In a move to create more sustainable solutions for better solid waste management, an environment interest litigation (EIL) has been filed by three women at the Western bench of the National Green Tribunal (NGT).
The petition states that manufacturers of sanitary napkins and diapers do not provide pouches or wrappers for their disposal which goes against the new Solid Waste Management Rules, 2016.
The EIL has been filed by Pune based, Law Student Purva Bora along with Supriya Jain, a Social Activist and Nagpur-based Advocate Smita Sarode Singalkar. The petition states that applicant Purva Bora, while studying the Solid Waste Management Rules, 2016, realised that they were not being implemented in practice as sanitary napkin manufacturers did not provide disposable bags with the purchase.
The petition further mentions, “Throughout her lifetime, a woman can use between 8,000 to 15,000 disposable pads, tampons and liners.” Parents who choose disposable diapers for their children can use up to 1,500 to 2,000 diapers till the child is two years old, the petition also states.
The NGT bench has issued notices to the Ministry of Environment, Forest and Climate Change, Maharashtra Pollution Control Board (MPCB), Pune Municipal Corporation (PMC) along with commissioners of Nagpur and Mumbai, the Director of The State Health Department, Principal Secretary of The Department of Urban Development and organisations such as Johnson and Johnson Private Ltd, Procter and Gamble India, Unicharm India Private Ltd and Kimberly Clark Lever Ltd.
“This is basically calling for implementation of Rule Number 17 of Solid Waste Management Rules, 2016, where pouches should be provided for disposable purposes along with budgetary allocation to assist with the management of sanitary waste.
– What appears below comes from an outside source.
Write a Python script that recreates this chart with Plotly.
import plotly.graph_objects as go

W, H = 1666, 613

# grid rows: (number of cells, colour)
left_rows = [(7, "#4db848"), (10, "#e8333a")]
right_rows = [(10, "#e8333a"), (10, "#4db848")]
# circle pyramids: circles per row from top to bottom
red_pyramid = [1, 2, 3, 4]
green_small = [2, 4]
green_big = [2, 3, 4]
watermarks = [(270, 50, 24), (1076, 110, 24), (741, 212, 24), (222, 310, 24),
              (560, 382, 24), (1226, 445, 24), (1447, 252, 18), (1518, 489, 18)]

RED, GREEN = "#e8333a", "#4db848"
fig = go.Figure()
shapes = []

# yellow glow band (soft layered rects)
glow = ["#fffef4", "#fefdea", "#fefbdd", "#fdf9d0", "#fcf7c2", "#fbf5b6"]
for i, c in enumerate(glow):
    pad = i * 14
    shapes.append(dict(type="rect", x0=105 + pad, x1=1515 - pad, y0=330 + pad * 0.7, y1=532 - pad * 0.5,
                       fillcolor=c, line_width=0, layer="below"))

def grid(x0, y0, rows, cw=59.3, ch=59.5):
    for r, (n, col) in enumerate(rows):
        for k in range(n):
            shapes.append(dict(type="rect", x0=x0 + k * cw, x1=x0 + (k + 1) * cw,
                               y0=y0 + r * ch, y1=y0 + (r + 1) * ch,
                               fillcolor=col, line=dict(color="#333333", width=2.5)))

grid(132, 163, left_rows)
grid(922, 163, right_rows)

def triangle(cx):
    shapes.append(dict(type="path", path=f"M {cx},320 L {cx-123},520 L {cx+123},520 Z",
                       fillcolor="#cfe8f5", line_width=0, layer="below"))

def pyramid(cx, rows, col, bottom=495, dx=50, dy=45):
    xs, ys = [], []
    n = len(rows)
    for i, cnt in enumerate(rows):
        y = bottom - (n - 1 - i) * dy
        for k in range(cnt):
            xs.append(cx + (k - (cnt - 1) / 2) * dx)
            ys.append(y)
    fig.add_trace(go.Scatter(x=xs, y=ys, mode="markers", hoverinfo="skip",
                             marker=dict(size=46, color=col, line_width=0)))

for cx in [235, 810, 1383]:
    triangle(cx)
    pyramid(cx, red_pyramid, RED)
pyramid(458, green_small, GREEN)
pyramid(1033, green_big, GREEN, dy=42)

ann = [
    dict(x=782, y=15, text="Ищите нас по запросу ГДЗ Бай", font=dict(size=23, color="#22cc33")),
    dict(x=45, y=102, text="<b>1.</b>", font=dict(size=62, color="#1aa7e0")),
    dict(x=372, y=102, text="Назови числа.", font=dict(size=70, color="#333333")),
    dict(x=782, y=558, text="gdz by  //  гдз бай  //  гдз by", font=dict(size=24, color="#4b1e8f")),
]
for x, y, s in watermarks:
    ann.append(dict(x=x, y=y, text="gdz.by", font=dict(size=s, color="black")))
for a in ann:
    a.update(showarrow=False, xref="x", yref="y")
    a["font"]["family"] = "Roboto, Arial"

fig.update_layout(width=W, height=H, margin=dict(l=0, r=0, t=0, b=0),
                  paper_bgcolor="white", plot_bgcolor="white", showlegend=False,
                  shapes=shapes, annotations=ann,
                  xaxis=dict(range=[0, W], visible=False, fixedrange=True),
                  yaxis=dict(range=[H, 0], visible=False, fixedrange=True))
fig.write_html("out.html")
Along with that, the rule also states that such manufacturers have to educate the masses on wrapping and disposal of the product,” explains Asim Sarode, lawyer for the petitioners.
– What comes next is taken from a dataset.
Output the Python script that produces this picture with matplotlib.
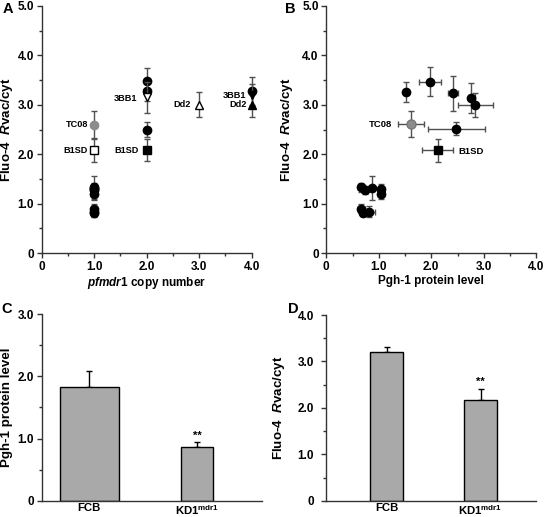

The EIL also quotes from a study conducted by the World Health Organisation on the harmful effects faced by sanitation workers while collecting exposed sanitary waste. “80 per cent of them have eye problems. 73 per cent have respiratory ailments. 40 per cent have skin problems or infections. 51 per cent have gastrointestinal ailments.”
The respondents have been asked to submit a response to the NGT by December 19.